Sorunun evladında uyandırdığı merak ve ümit arası gücü gören anne, cebinden evladını sakinleştirecek bir şeyler çıkması için dua eder ve o anda, ellerine dolan bir sürü şeyden rastgele birini seçip alır ve şansına çıkan o şeye merakla bakar…
Aaaaa, ama bu…Oğlunun evde günlerdir arayıp da bulamadığı o sarı balonu değil midir?
“Canım yavrum, bu balon senin günlerdir aradığın balonun değil mi,” derken iki yaşındaki oğlunun ‘balonum, balonum, balonumu buldum’, cümlelerini duyan anne sevinçle kendinden geçer…
“Hadi oğlum, gel de balonunu şişirelim…” derken o zamana kadarki en güçlü nefesiyle balona üfler ve balonu şişirir…
Balon şişmesine şişmiştir de iki yaşındaki oğulun bir şeyi eksik gibidir. Kendine çok benzeyen, kendi gibi tuhaf şeyler için ansızın ağlayıp ansızın gülen bir şeye… Kendisi gibi küçük görünen, ama parmağında dünyayı çevirecek kadar da büyük olan bir şeye… Bir canlıya, bir insana, bir çocuğa… Hani şöyle iki üç yaşları civarında bir çocuğa…
Yavrusunun ihtiyacını gören anne, bu defa cepleri yerine etrafına bakar. Yavrusunun dengi olacak başka bir yavru bulabilme umuduyla…
Tam o anda, oradan geçmekte olan bir kadınla göz göze gelen anne, umutla kadına selam verir.
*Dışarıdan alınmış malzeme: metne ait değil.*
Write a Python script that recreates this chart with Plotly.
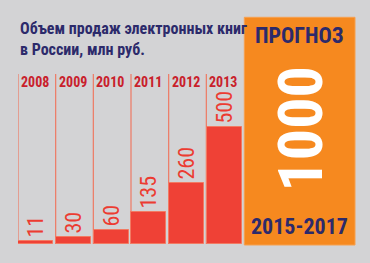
import plotly.graph_objects as go

# E-book sales in Russia, million rubles
years = ["2008", "2009", "2010", "2011", "2012", "2013"]
sales = [11, 30, 60, 135, 260, 500]

title_lines = ["Объем продаж электронных книг", "в России, млн руб."]
forecast_label = "ПРОГНОЗ"
forecast_value = 1000
forecast_period = "2015-2017"

BG = "#d3d3d5"
BAR = "#ef4136"
BAR_EDGE = "#f27a63"
COL_LINE = "#ee7a64"
YEAR_RED = "#c9202b"
LABEL_RED = "#ec3b31"
NAVY = "#2c2a6b"
ORANGE = "#f6891f"
FONT = "Roboto Condensed"

W, H = 370, 263
ML, MR, MT, MB = 18, 126, 74, 19
PW, PH = W - ML - MR, H - MT - MB


def px_x(px):
    return (px - ML) / PW


def px_y(py):
    return (H - MB - py) / PH


idx = list(range(len(years)))

fig = go.Figure()
fig.add_trace(go.Bar(
    x=idx,
    y=sales,
    width=0.93,
    offset=-0.49,
    marker=dict(color=BAR, line=dict(color=BAR_EDGE, width=1)),
    text=[str(v) for v in sales],
    textposition="outside",
    textangle=-90,
    constraintext="none",
    cliponaxis=False,
    outsidetextfont=dict(family=FONT, size=22, color=LABEL_RED),
    hoverinfo="skip",
))

shapes = []
annotations = []

# column divider lines, one at the left edge of each year
for i in idx:
    shapes.append(dict(
        type="line", xref="x", yref="paper",
        x0=i - 0.5, x1=i - 0.5, y0=0, y1=1,
        line=dict(color=COL_LINE, width=1.2), layer="below",
    ))
    annotations.append(dict(
        xref="x", yref="paper", x=i - 0.5, y=1,
        xanchor="left", yanchor="top", xshift=1, yshift=2,
        text=years[i], showarrow=False,
        font=dict(family=FONT, size=14, color=YEAR_RED, weight="bold"),
    ))

# forecast panel
shapes.append(dict(
    type="rect", xref="paper", yref="paper",
    x0=px_x(244.3), x1=px_x(355), y0=px_y(245), y1=px_y(17.3),
    fillcolor=ORANGE, line=dict(color="#f7a04f", width=1), layer="below",
))

annotations.append(dict(
    xref="paper", yref="paper", x=px_x(18), y=px_y(17),
    xanchor="left", yanchor="top", align="left",
    text="<br>".join(title_lines), showarrow=False,
    font=dict(family=FONT, size=16, color=NAVY, weight="bold"),
))
annotations.append(dict(
    xref="paper", yref="paper", x=px_x(299.5), y=px_y(36),
    xanchor="center", yanchor="middle",
    text=forecast_label, showarrow=False,
    font=dict(family=FONT, size=22, color=NAVY, weight="bold"),
))
annotations.append(dict(
    xref="paper", yref="paper", x=px_x(299.5), y=px_y(129),
    xanchor="center", yanchor="middle", textangle=-90,
    text=str(forecast_value), showarrow=False,
    font=dict(family=FONT, size=62, color="white", weight="bold"),
))
annotations.append(dict(
    xref="paper", yref="paper", x=px_x(299.5), y=px_y(226),
    xanchor="center", yanchor="middle",
    text=forecast_period, showarrow=False,
    font=dict(family=FONT, size=22, color=NAVY, weight="bold"),
))

fig.update_layout(
    width=W, height=H,
    margin=dict(l=ML, r=MR, t=MT, b=MB),
    paper_bgcolor=BG, plot_bgcolor=BG,
    showlegend=False,
    bargap=0,
    xaxis=dict(range=[-0.5, 5.5], visible=False, fixedrange=True),
    yaxis=dict(range=[0, 728], visible=False, fixedrange=True),
    shapes=shapes,
    annotations=annotations,
)

fig.write_html("out.html", config={"displayModeBar": False})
Yavrusunun can sıkıntısını çözmek için zaten dünden meraklı olan diğer anne, ışık hızıyla aleyküm selam der ve birkaç dakika içinde iki kadın, sevinçle birbirlerine gülümseyip oğullarını birbirlerine ısındırma yarışı içine girer.
O günden sonra bir ağlama, bir balon ve sıcak bir kelamla başlayan sohbet ilk olarak iki kadının birbirlerine duyduğu derin sevgiye dönüşür… Annelerinin birbirlerini böylesine sevmesinden etkilenen iki oğlan zamanla birbirleriyle kaynaşmaya ve günün herhangi bir saati bir araya gelip oynamaya başlar ve hava kararıp da vakit eve dönme vakti olduğunda annelerine her çocuğun en sevdiği o ifadeyle yalvarırlar:
“Anne, ne olur biraz daha…”
Onların bu halini gören iki kadın birbirlerine sevgiyle tebessüm ederken, kalplerindeki sevgilerinin hiç bitmemesi ve gerek kendi aralarında gerek çocuklarının arasında gelişen bu dostluğun sonsuza kadar sürmesi için dua ederler…
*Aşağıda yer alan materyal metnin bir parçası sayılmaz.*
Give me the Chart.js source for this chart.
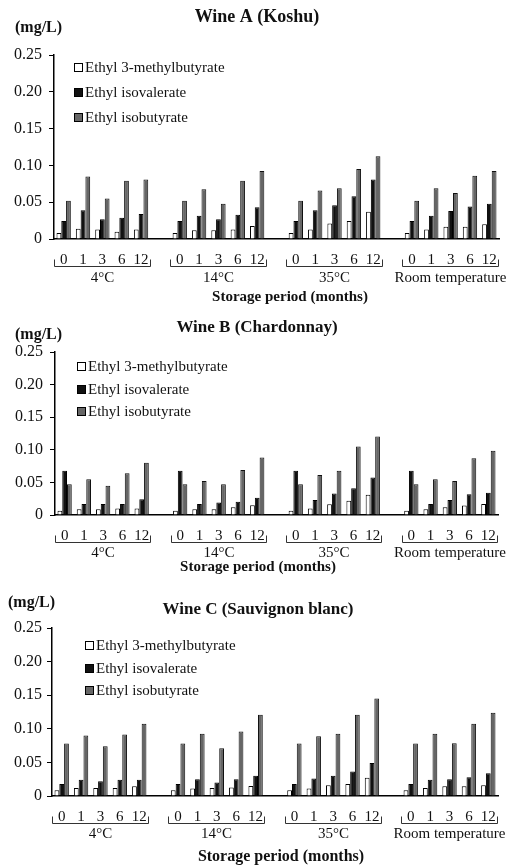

İşte böyle sevgili dostlar…
Aslında her güzel dostluk umutla cepleri karıştırmak, bir çocuğun balonunu şişirmek veya birbirine umutla tebessüm edip birkaç kelam etmekle başlar…
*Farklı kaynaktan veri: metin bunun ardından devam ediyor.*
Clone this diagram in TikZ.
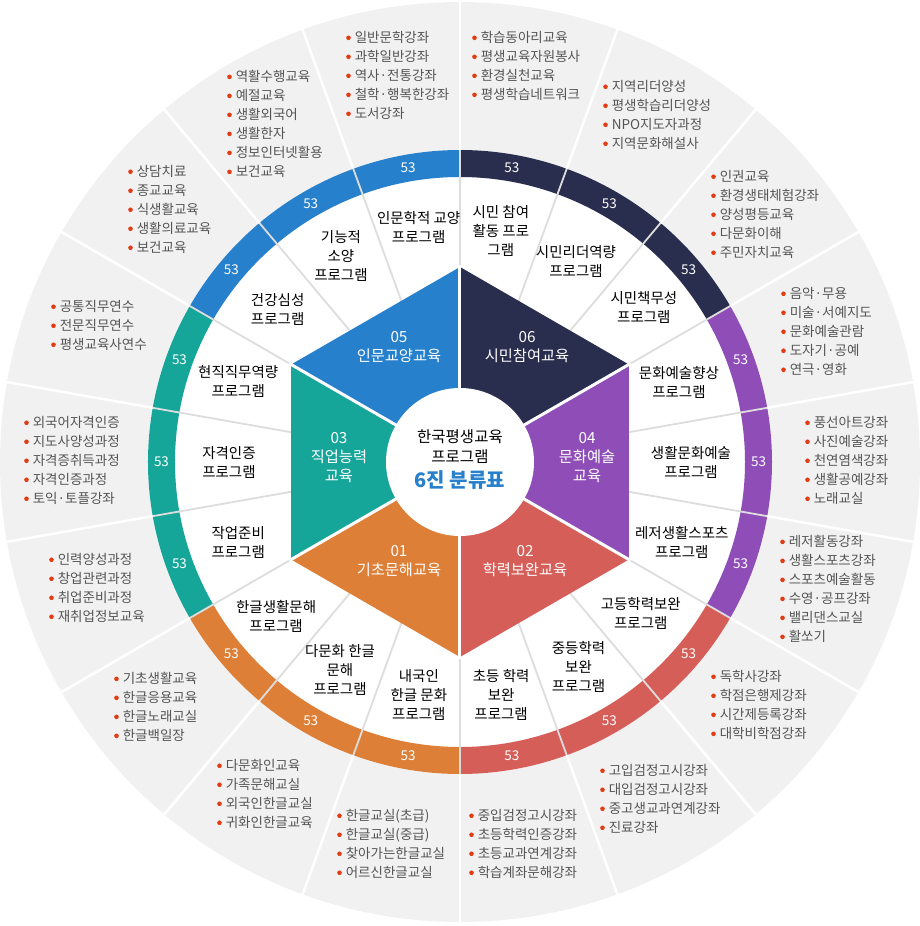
\documentclass[tikz,border=0pt]{standalone}
\usepackage{fontspec}
\setmainfont{Noto Sans CJK KR}
\usetikzlibrary{positioning}
\definecolor{kgray}{RGB}{241,241,241}
\definecolor{kline}{RGB}{221,221,221}
\definecolor{knavy}{RGB}{41,46,78}
\definecolor{kpurple}{RGB}{143,78,183}
\definecolor{kred}{RGB}{214,94,89}
\definecolor{korange}{RGB}{221,127,55}
\definecolor{kteal}{RGB}{22,166,153}
\definecolor{kblue}{RGB}{39,128,204}
\definecolor{ktext}{RGB}{85,85,85}
\definecolor{kbullet}{RGB}{226,60,20}
\newcommand{\itm}{\tikz[baseline=0pt]\fill[kbullet] (0,4.6pt) circle[radius=2.3pt];\hspace{4pt}}

\begin{document}
\begin{tikzpicture}[x=1pt,y=1pt,
  num/.style={text=white,font=\fontsize{13.5}{13.5}\selectfont,inner sep=0pt},
  prog/.style={align=center,font=\fontsize{14.5}{19}\selectfont,inner sep=0pt},
  hexlbl/.style={align=center,text=white,font=\fontsize{15.3}{19}\selectfont,inner sep=0pt},
  lst/.style={align=left,anchor=north west,inner sep=0pt,text=ktext,
              font=\fontsize{13.5}{19}\selectfont}
]
  \useasboundingbox (-460,-464) rectangle (460,462);
  \fill[kgray] (0,0) circle[radius=460];
  \fill[white] (0,0) circle[radius=312];
  % colour ring, 18 parts
  \foreach \a/\c in {90/knavy,70/knavy,50/knavy,30/kpurple,10/kpurple,-10/kpurple,
                     -30/kred,-50/kred,-70/kred,-90/korange,-110/korange,-130/korange,
                     -150/kteal,-170/kteal,-190/kteal,-210/kblue,-230/kblue,-250/kblue}{
    \fill[\c] (\a:312) arc[start angle=\a,end angle=\a-20,radius=312]
      -- (\a-20:285) arc[start angle=\a-20,end angle=\a,radius=285] -- cycle;
    \node[num] (n\a) at (\a-10:298.5) {53};
  }
  \foreach \a in {90,110,...,430}{
    \draw[kline,line width=1.8pt] (\a:150) -- (\a:312);
    \draw[white,line width=2.5pt] (\a:312) -- (\a:461);
  }
  % hexagon
  \fill[kblue]   (0,0) -- (90:195)  -- (150:195) -- cycle;
  \fill[knavy]   (0,0) -- (30:195)  -- (90:195)  -- cycle;
  \fill[kpurple] (0,0) -- (-30:195) -- (30:195)  -- cycle;
  \fill[kred]    (0,0) -- (-90:195) -- (-30:195) -- cycle;
  \fill[korange] (0,0) -- (210:195) -- (270:195) -- cycle;
  \fill[kteal]   (0,0) -- (150:195) -- (210:195) -- cycle;
  \foreach \a in {30,90,...,330}
    \draw[white,line width=3pt] (0,0) -- (\a:197);
  \node[circle,fill=white,minimum size=148pt] (ctr) at (0,0) {};
  \node[align=center,font=\fontsize{15.5}{20}\selectfont] (title) at (0,15) {한국평생교육\\프로그램};
  \node[text=kblue,font=\fontsize{20}{20}\selectfont\bfseries] (title2) at (0,-18) {6진 분류표};

  \node[hexlbl] (h05) at (-61,115) {05\\인문교양교육};
  \node[hexlbl] (h06) at (67,115)  {06\\시민참여교육};
  \node[hexlbl] (h03) at (-121,4)  {03\\직업능력\\교육};
  \node[hexlbl] (h04) at (127,4)   {04\\문화예술\\교육};
  \node[hexlbl] (h01) at (-61,-99) {01\\기초문해교육};
  \node[hexlbl] (h02) at (65,-99)  {02\\학력보완교육};

  % programs
  \node[prog] (p100) at (100:238) {인문학적 교양\\프로그램};
  \node[prog] (p120) at (120:238) {기능적\\소양\\프로그램};
  \node[prog] (p140) at (140:238) {건강심성\\프로그램};
  \node[prog] (p160) at (160:236) {현직직무역량\\프로그램};
  \node[prog] (p180) at (180:231) {자격인증\\프로그램};
  \node[prog] (p200) at (200:236) {작업준비\\프로그램};
  \node[prog] (p220) at (220:240) {한글생활문해\\프로그램};
  \node[prog] (p240) at (240:240) {다문화 한글\\문해\\프로그램};
  \node[prog] (p260) at (260:237) {내국인\\한글 문화\\프로그램};
  \node[prog] (p280) at (280:237) {초등 학력\\보완\\프로그램};
  \node[prog] (p300) at (300:237) {중등학력\\보완\\프로그램};
  \node[prog] (p320) at (320:236) {고등학력보완\\프로그램};
  \node[prog] (p340) at (340:236) {레저생활스포츠\\프로그램};
  \node[prog] (p0)   at (0:231)   {생활문화예술\\프로그램};
  \node[prog] (p20)  at (20:233)  {문화예술향상\\프로그램};
  \node[prog] (p40)  at (40:240)  {시민책무성\\프로그램};
  \node[prog] (p60)  at (60:232)  {시민리더역량\\프로그램};
  \node[prog] (p80)  at (80:235)  {시민 참여\\활동 프로\\그램};

  % course lists
  \node[lst] (l100) at (-114,431) {\itm 일반문학강좌\\\itm 과학일반강좌\\\itm 역사·전통강좌\\\itm 철학·행복한강좌\\\itm 도서강좌};
  \node[lst] (l80)  at (12,431)   {\itm 학습동아리교육\\\itm 평생교육자원봉사\\\itm 환경실천교육\\\itm 평생학습네트워크};
  \node[lst] (l60)  at (143,382)  {\itm 지역리더양성\\\itm 평생학습리더양성\\\itm NPO지도자과정\\\itm 지역문화해설사};
  \node[lst] (l40)  at (251,292)  {\itm 인권교육\\\itm 환경생태체험강좌\\\itm 양성평등교육\\\itm 다문화이해\\\itm 주민자치교육};
  \node[lst] (l20)  at (321,175)  {\itm 음악·무용\\\itm 미술·서예지도\\\itm 문화예술관람\\\itm 도자기·공예\\\itm 연극·영화};
  \node[lst] (l0)   at (345,46)   {\itm 풍선아트강좌\\\itm 사진예술강좌\\\itm 천연염색강좌\\\itm 생활공예강좌\\\itm 노래교실};
  \node[lst] (l340) at (320,-73)  {\itm 레저활동강좌\\\itm 생활스포츠강좌\\\itm 스포츠예술활동\\\itm 수영·공프강좌\\\itm 밸리댄스교실\\\itm 활쏘기};
  \node[lst] (l320) at (251,-208) {\itm 독학사강좌\\\itm 학점은행제강좌\\\itm 시간제등록강좌\\\itm 대학비학점강좌};
  \node[lst] (l300) at (140,-302) {\itm 고입검정고시강좌\\\itm 대입검정고시강좌\\\itm 중고생교과연계강좌\\\itm 진료강좌};
  \node[lst] (l280) at (9,-347)   {\itm 중입검정고시강좌\\\itm 초등학력인증강좌\\\itm 초등교과연계강좌\\\itm 학습계좌문해강좌};
  \node[lst] (l260) at (-123,-347) {\itm 한글교실(초급)\\\itm 한글교실(중급)\\\itm 찾아가는한글교실\\\itm 어르신한글교실};
  \node[lst] (l240) at (-243,-297) {\itm 다문화인교육\\\itm 가족문해교실\\\itm 외국인한글교실\\\itm 귀화인한글교육};
  \node[lst] (l220) at (-346,-210) {\itm 기초생활교육\\\itm 한글응용교육\\\itm 한글노래교실\\\itm 한글백일장};
  \node[lst] (l200) at (-411,-91) {\itm 인력양성과정\\\itm 창업관련과정\\\itm 취업준비과정\\\itm 재취업정보교육};
  \node[lst] (l180) at (-436,46)  {\itm 외국어자격인증\\\itm 지도사양성과정\\\itm 자격증취득과정\\\itm 자격인증과정\\\itm 토익·토플강좌};
  \node[lst] (l160) at (-409,162) {\itm 공통직무연수\\\itm 전문직무연수\\\itm 평생교육사연수};
  \node[lst] (l140) at (-332,297) {\itm 상담치료\\\itm 종교교육\\\itm 식생활교육\\\itm 생활의료교육\\\itm 보건교육};
  \node[lst] (l120) at (-233,392) {\itm 역활수행교육\\\itm 예절교육\\\itm 생활외국어\\\itm 생활한자\\\itm 정보인터넷활용\\\itm 보건교육};
\end{tikzpicture}
\end{document}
Ve aslında, yeryüzünde süregelen tüm savaşları barışa dönüştürme gücü yalnızca böyle dostlukların içinde saklıdır… İçinde biraz çaba, biraz ümit ve biraz da bir çocuğun gözyaşını dindirme arzusu bulunan tüm dostluklarda…
O halde, selam olsun:
Yavrularının içindeki dostluk aşkını doyurmak için gerektiğinde tüm gününü parklarda, sokaklarda ve oyun oynamaya müsait her yerde geçiren tüm annelere…
Annelerinin kalbine diğer annelere, çocuklara ve yeryüzündeki tüm varlıklara yetecek kadar büyük sevginin kapılarını açan tüm dünya çocuklarına…
Annelerin kalbine o ulvi sevgiyi yerleştirmekle kendisinden hiçbir şey eksilmeyen Yüceler Yücesi Yaradan’a…
Selam olsun…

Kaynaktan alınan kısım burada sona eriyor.